Thinking about efficiency carries over into her everyday interactions as well. Usually, silence is not a form of negotiation, but for Neng, it is. She makes direct eye contact with tuk-tuk drivers, her head slightly tilts in skepticism, and she remains quiet until they feel compelled to provide a fair price. If not, she doesn’t waste time—she walks away, having considered whether it’s even worth negotiating to begin with. “Are we still talking?” she asks those who try to keep haggling after first quoting an unreasonable amount.
But that tough-minded approach is how she maneuvers through life and trains others to as well. As a mentor, she tends to favor the disadvantaged, and on some occasions she has even drafted communication for them to ensure a favorable outcome. This is the sort of skill she hopes to instill in the young business leaders of Cambodia, so they can be ready to compete with neighboring countries. The Association of Southeast Asian Nations is set for regional economic integration next year, as Neng is aware, giving such training a greater sense of urgency.
Indeed, the economic picture in Cambodia and among the Cambodian diaspora is often overlooked, while cultural/artistic pursuits and historical studies are the focus of much attention. Returning to Cambodia to teach English, for instance, can be a meaningful experience for not only the teacher (who ideally has credentials in language education) but for locals, if what is emphasized is the importance of Cambodians being able to communicate internationally for their own advancement. If more returnees thought about their work as a potential way to address the country’s fundamental need for better economic opportunities, the results could be even longer-lasting.
Of course, there is room for all types of visits and visions, and they can work together to have an effect that would be impossible without creative yet critical thinking. Such was the case for a 2012 documentary called “A River Changes Course” that combined the art of filmmaking with a desire to show the daily struggles of average Cambodians, raising profound questions about modernization and the sustainability of old versus new ways of earning a living.

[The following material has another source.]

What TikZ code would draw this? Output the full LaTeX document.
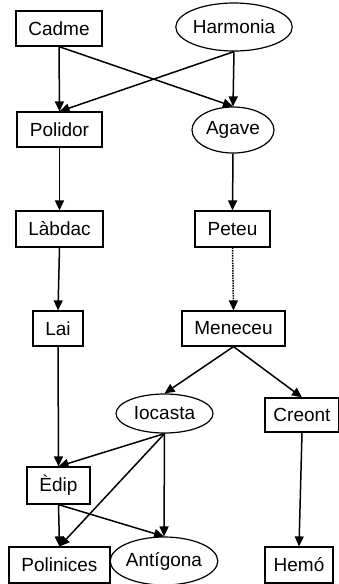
\documentclass[tikz,border=0pt]{standalone}
\usepackage{fontspec}
\setmainfont{Liberation Sans}
\usetikzlibrary{shapes.geometric,arrows.meta}
\begin{document}
\begin{tikzpicture}[x=1pt,y=-1pt,
  every node/.style={font=\fontsize{19}{22}\selectfont, inner sep=0pt, line width=1.2pt, draw},
  person/.style={rectangle},
  wife/.style={ellipse},
  link/.style={line width=1.5pt, -{Triangle[length=10pt,width=9pt]}},
  weak/.style={link, densely dotted}]
\useasboundingbox (0,0) rectangle (339,584);
% first generation
\node[person, minimum width=86pt, minimum height=35pt] (cadme) at (59,28.5) {Cadme};
\node[wife, minimum width=109pt, minimum height=48pt] (harmonia) at (234,27) {Harmonia};
% children
\node[person, minimum width=85pt, minimum height=35pt] (polidor) at (59.5,129.5) {Polidor};
\node[wife, minimum width=82pt, minimum height=46pt] (agave) at (233,130) {Agave};
\node[person, minimum width=87pt, minimum height=36pt] (labdac) at (59.5,229) {Làbdac};
\node[person, minimum width=75pt, minimum height=36pt] (peteu) at (232.5,229) {Peteu};
\node[person, minimum width=50pt, minimum height=35pt] (lai) at (58,328.5) {Lai};
\node[person, minimum width=103pt, minimum height=35pt] (meneceu) at (233.5,328.5) {Meneceu};
\node[wife, minimum width=97pt, minimum height=39pt] (iocasta) at (164.5,413.5) {Iocasta};
\node[person, minimum width=74pt, minimum height=34pt] (creont) at (302,415) {Creont};
\node[person, minimum width=63pt, minimum height=37pt] (edip) at (58.5,485.5) {Èdip};
\node[person, minimum width=101pt, minimum height=36pt] (polinices) at (59.5,565) {Polinices};
\node[wife, minimum width=98pt, minimum height=48pt] (antigona) at (164,561) {Antígona};
\node[person, minimum width=68pt, minimum height=36pt] (hemo) at (299,565) {Hemó};
% descent
\draw[link] (cadme.south) -- (polidor.north);
\draw[link] (cadme.south) -- (agave.north);
\draw[link] (harmonia.south) -- (polidor.north);
\draw[link] (harmonia.south) -- (agave.north);
\draw[link] (polidor.south) -- (labdac.north);
\draw[link] (agave.south) -- (peteu.north);
\draw[link] (labdac.south) -- (lai.north);
\draw[weak] (peteu.south) -- (meneceu.north);
\draw[link] (meneceu.south) -- (iocasta.north);
\draw[link] (meneceu.south) -- (creont.north);
\draw[link] (lai.south) -- (edip.north);
\draw[link] (iocasta.south) -- (edip.north);
\draw[link] (iocasta.south) -- (polinices.north);
\draw[link] (iocasta.south) -- (antigona.north);
\draw[link] (edip.south) -- (polinices.north);
\draw[link] (edip.south) -- (antigona.north);
\draw[link] (creont.south) -- (hemo.north);
\end{tikzpicture}
\end{document}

As for Neng, she has her own standard for a good livelihood. “Career success is maximizing yourself intellectually and/or creatively while also maintaining accountability for your personal life, as in finances and family. To achieve it, you get up every time you fail and surround yourself with those who are smarter or more skilled than you are,” said Neng. “We have a lot to learn from everyone else, and ignoring that opportunity inhibits success in any area of life, really.”
By that definition, it seems wise to stay close to people like Neng herself, a returnee whose perspective reflects the gratitude that many members of the Cambodian diaspora feel for the benefits they grew up with thanks to their citizenship. The resulting contributions and the personal satisfaction from a relocation to Cambodia are not guaranteed, but the paths are there, waiting for a few more bold travelers.